Description
Hi, I'd like to propose a cleaner approach (IMHO) to parse UTF-8 in core::str:from_utf8
and friends. Not confident to optimize the ASCII fast forward in unsafe, but I think a state machine would describe the problem better and is more readable.
As a bonus, the state machine could be made available for other more complex parsers. My case is for ANSI escape sequences which may not be valid UTF-8 but are embedded in UTF-8 streams. The machine exposes the number of incomplete()
and needed()
bytes, it can count the valid chars seen()

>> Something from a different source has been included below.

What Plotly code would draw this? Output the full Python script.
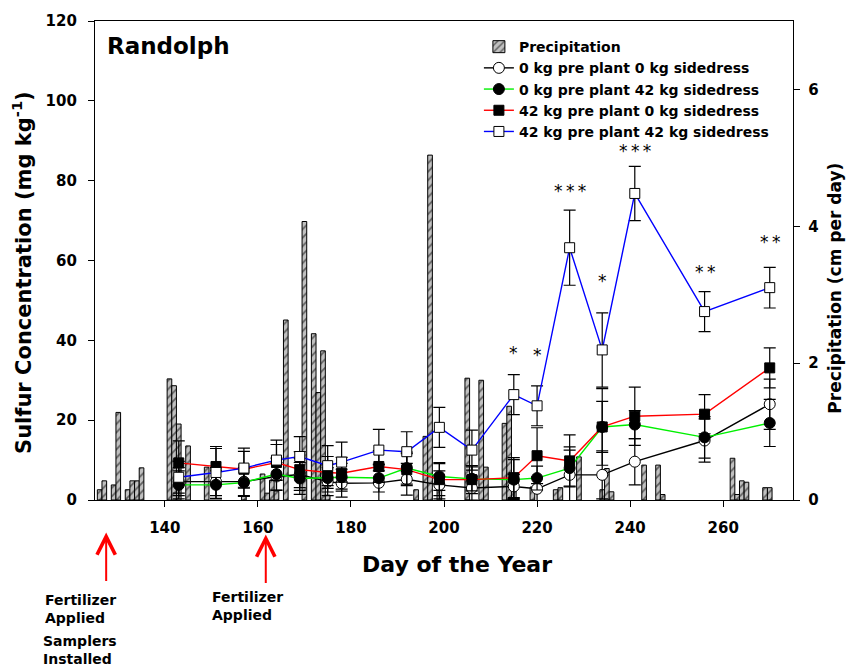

. As such it would be very useful for general byte stream processing. It works with no_std
, depending only on core::str
.
The essence is quite simple:
impl Utf8Machine {
pub fn turn(&mut self, input: &u8) -> Utf8Act {
/*
* legal utf-8 byte sequence
* http://www.unicode.org/versions/Unicode6.0.0/ch03.pdf - page 94
*
* Code Points 1st 2s 3s 4s
* U+0000..U+007F 00..7F
* U+0080..U+07FF C2..DF 80..BF
* U+0800..U+0FFF E0 A0..BF 80..BF
* U+1000..U+CFFF E1..EC 80..BF 80..BF
* U+D000..U+D7FF ED 80..9F 80..BF
* U+E000..U+FFFF EE..EF 80..BF 80..BF
* U+10000..U+3FFFF F0 90..BF 80..BF 80..BF
* U+40000..U+FFFFF F1..F3 80..BF 80..BF 80..BF
* U+100000..U+10FFFF F4 80..8F 80..BF 80..BF
*/
use Utf8Act::*;
use Utf8State::*;
let seen = self.seen;
let done = (self.seen + 1, Normal, Done);
let (seen, state, act) = match (&self.state, input) {
(Normal, 0x00...0x7F) => done,
(Normal, 0x80...0xC1) => (seen, Normal, Invalid(1)),
(Normal, 0xC2...0xDF) => (seen, C___x_, NeedMore(1)),
(Normal, 0xE0...0xE0) => (seen, C__0__, NeedMore(2)),
(Normal, 0xE1...0xEC) => (seen, C__x__, NeedMore(2)),
(Normal, 0xED...0xED) => (seen, C__D__, NeedMore(2)),
(Normal, 0xEE...0xEF) => (seen, C__x__, NeedMore(2)),
(Normal, 0xF0...0xF0) => (seen, C_0___, NeedMore(3)),
(Normal, 0xF1...0xF3) => (seen, C_x___, NeedMore(3)),
(Normal, 0xF4...0xF4) => (seen, C_4___, NeedMore(3)),
(Normal, 0xF5...0xFF) => (seen, Normal, Invalid(1)),
(C___x_, 0x80...0xBF) => done,
(C__xx_, 0x80...0xBF) => done,
(C_xxx_, 0x80...0xBF) => done,
(C__0__, 0xA0...0xBF) => (seen, C__xx_, NeedMore(1)),
(C__D__, 0x80...0x9F) => (seen, C__xx_, NeedMore(1)),
(C__x__, 0x80...0xBF) => (seen, C__xx_, NeedMore(1)),
(C_0___, 0x90...0xBF) => (seen, C_xx__, NeedMore(2)),
(C_4___, 0x80...0x8F) => (seen, C_xx__, NeedMore(2)),
(C_x___, 0x80...0xBF) => (seen, C_xx__, NeedMore(2)),
(C_xx__, 0x80...0xBF) => (seen, C_xxx_, NeedMore(1)),
(C___x_, _) => (seen, Normal, Invalid(2)),
(C__0__, _) => (seen, Normal, Invalid(2)),
(C__D__, _) => (seen, Normal, Invalid(2)),
(C__x__, _) => (seen, Normal, Invalid(2)),
(C__xx_, _) => (seen, Normal, Invalid(3)),
(C_0___, _) => (seen, Normal, Invalid(2)),
(C_4___, _) => (seen, Normal, Invalid(2)),
(C_x___, _) => (seen, Normal, Invalid(2)),
(C_xx__, _) => (seen, Normal, Invalid(3)),
(C_xxx_, _) => (seen, Normal, Invalid(4)),
};
self.seen = seen;
self.state = state;
act
}
}
The playground includes applications of the state machine where one could implement the fast forward ASCII optimization.